On May 16, the agency sent an official notice to the district indicating the agency disagreed with the reasoning behind the 20-mill levy.

“A comparison of the revenue levied to the calculated amount shows an excess of the 5.5% limit,” the letter read. “If this excess is not resolved, the (department) will order a decrease of tax revenues next year.”

The department subsequently denied an appeal filed by the district, explaining that language included in the 2003 ballot approval “cannot be viewed as voter approval for the district to wave the statutory property tax limit.”

The Morrison Creek Water and Sanitation District offices in Stagecoach.
Morrison Creek Water and Sanitation District/Courtesy photo

“The 2003 ballot language specifically clarifies that property tax revenue limits cannot be exceeded, and the (bankruptcy plan) for indebtedness from 1978 does not appear to include an order from the court to impose a mill levy for this budget year,” the department said in its decision.

A spokesperson for the Department of Local Affairs said the agency could not respond to inquiries on the matter prior to this newspaper’s deadline.

‘Cutting Checks’

The appeal denial left the district with two choices for correcting its over-collection of tax revenue: Submit a ballot question to voters to gain approval for the waiving the 5.5% limit for the 2024 budget year; or comply with the mill levy credit order by the Department of Local affairs in its 2025 tax collection.

Sharp said neither seemed like good options.
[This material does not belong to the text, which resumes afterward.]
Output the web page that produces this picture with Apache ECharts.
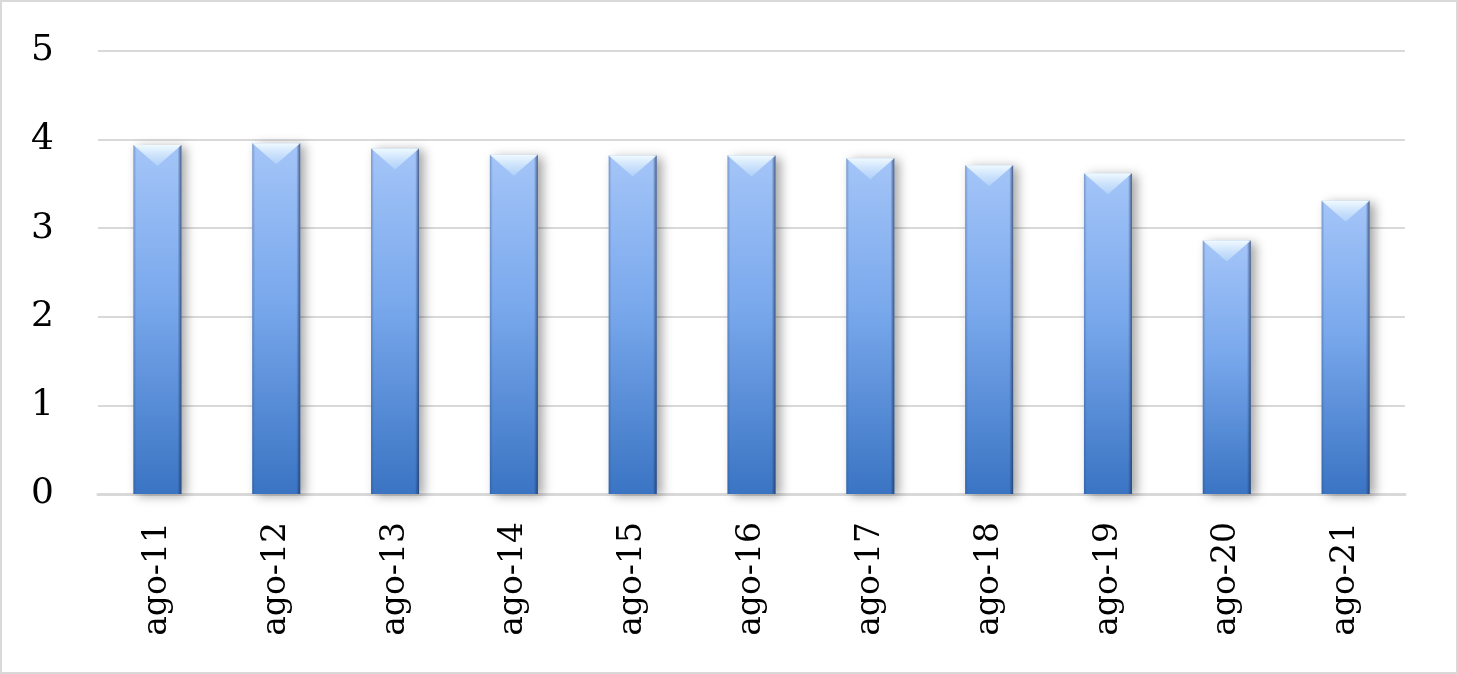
<!DOCTYPE html>
<html>
<head>
<meta charset="utf-8">
<script src="https://cdn.jsdelivr.net/npm/echarts@6/dist/echarts.min.js"></script>
<style>
  html, body { margin: 0; padding: 0; background: #fff; }
  #chart { width: 1458px; height: 674px; box-sizing: border-box; border: 2px solid #d9d9d9; }
</style>
</head>
<body>
<div id="chart"></div>
<script>
var categories = ['ago-11', 'ago-12', 'ago-13', 'ago-14', 'ago-15', 'ago-16', 'ago-17', 'ago-18', 'ago-19', 'ago-20', 'ago-21'];
var values = [3.94, 3.96, 3.90, 3.83, 3.82, 3.82, 3.79, 3.71, 3.62, 2.86, 3.31];
var yTicks = [0, 1, 2, 3, 4, 5];

var myChart = echarts.init(document.getElementById('chart'));
var font = '"DejaVu Serif", "Liberation Serif", serif';

var option = {
  animation: false,
  grid: { left: 96, right: 51, top: 49, bottom: 178 },
  xAxis: {
    type: 'category',
    data: categories,
    axisLine: { lineStyle: { color: '#d9d9d9', width: 3 } },
    axisTick: { show: false },
    axisLabel: { rotate: 90, margin: 28, color: '#000', fontFamily: font, fontSize: 33 }
  },
  yAxis: {
    type: 'value',
    min: yTicks[0],
    max: yTicks[yTicks.length - 1],
    interval: 1,
    axisLine: { show: false },
    axisTick: { show: false },
    axisLabel: { margin: 44, color: '#000', fontFamily: font, fontSize: 36 },
    splitLine: { lineStyle: { color: '#d9d9d9', width: 2 } }
  },
  series: [
    {
      // main bar body, light at top to darker blue at bottom
      type: 'bar',
      data: values,
      barWidth: 48,
      z: 2,
      itemStyle: {
        color: new echarts.graphic.LinearGradient(0, 0, 0, 1, [
          { offset: 0, color: '#a4c5f8' },
          { offset: 0.45, color: '#79a8ec' },
          { offset: 1, color: '#3a74c3' }
        ]),
        shadowColor: 'rgba(0,0,0,0.35)',
        shadowBlur: 10,
        shadowOffsetX: 5,
        shadowOffsetY: 2
      }
    },
    {
      // dark side edges
      type: 'bar',
      data: values,
      barWidth: 48,
      barGap: '-100%',
      z: 3,
      silent: true,
      itemStyle: {
        color: new echarts.graphic.LinearGradient(0, 0, 1, 0, [
          { offset: 0, color: 'rgba(40,70,120,0.35)' },
          { offset: 0.06, color: 'rgba(40,70,120,0)' },
          { offset: 0.92, color: 'rgba(30,50,90,0)' },
          { offset: 1, color: 'rgba(30,50,90,0.7)' }
        ])
      }
    },
    {
      // bevel triangle at the bar top
      type: 'pictorialBar',
      data: values,
      symbol: 'path://M0,0 L48,0 L24,21 Z',
      symbolSize: [48, 21],
      symbolPosition: 'end',
      z: 4,
      silent: true,
      itemStyle: {
        color: new echarts.graphic.LinearGradient(0, 0, 0, 1, [
          { offset: 0, color: 'rgba(240,250,255,1)' },
          { offset: 1, color: 'rgba(185,215,250,0.7)' }
        ])
      }
    }
  ]
};
myChart.setOption(option);
</script>
</body>
</html>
The board was hesitant to add a tax question to the ballot in 2025 because “we thought the chances of that passing in a political environment we are in today with the increased valuations, it was not going to be approved.”

On the other hand, by applying a credit to 2025 tax collections, the district felt uncertain over how potential changes to the state’s property tax laws could affect its revenue moving forward.

“We should have collection of about $550,000 (in 2024), so if next year we would have to go back to the $550,000, raise it by 5.5% and then reduce it to create a $350,000 credit, that would drop revenue down to roughly $250,000 for the year,” he said.

So, the district found a third path. According to Sharp, prior opinions issued by the state’s Attorney General “say you are permitted to do a refund by cutting checks to people that paid (the overcharged) property taxes.”

“There is so much uncertainty, the board said, ‘Look, we are going to comply with what DOLA required and the safest thing we can do is to cut checks to individuals for that additional excess money that we collected over and above what would have been a 5.5% increase,'” he added.

Sharp said the effort to return the money to roughly 2,500 taxpayers, who will receive 26% of what they paid on their property taxes this year, would not come without complications including how to ensure the 100 or so individuals who did not pay their tax bill do not receive credit.

There is also the matter of dealing with properties that have changed hands since the taxes were levied.

“We are going to try to get them all out, I think, before December,” said Sharp. “This is going to be quite a bit of work for (Romero) and his staff and for the county’s treasurer, who has thankfully agreed to help.”

“It’s going to be very complicated, but we are going to do our best,” he added.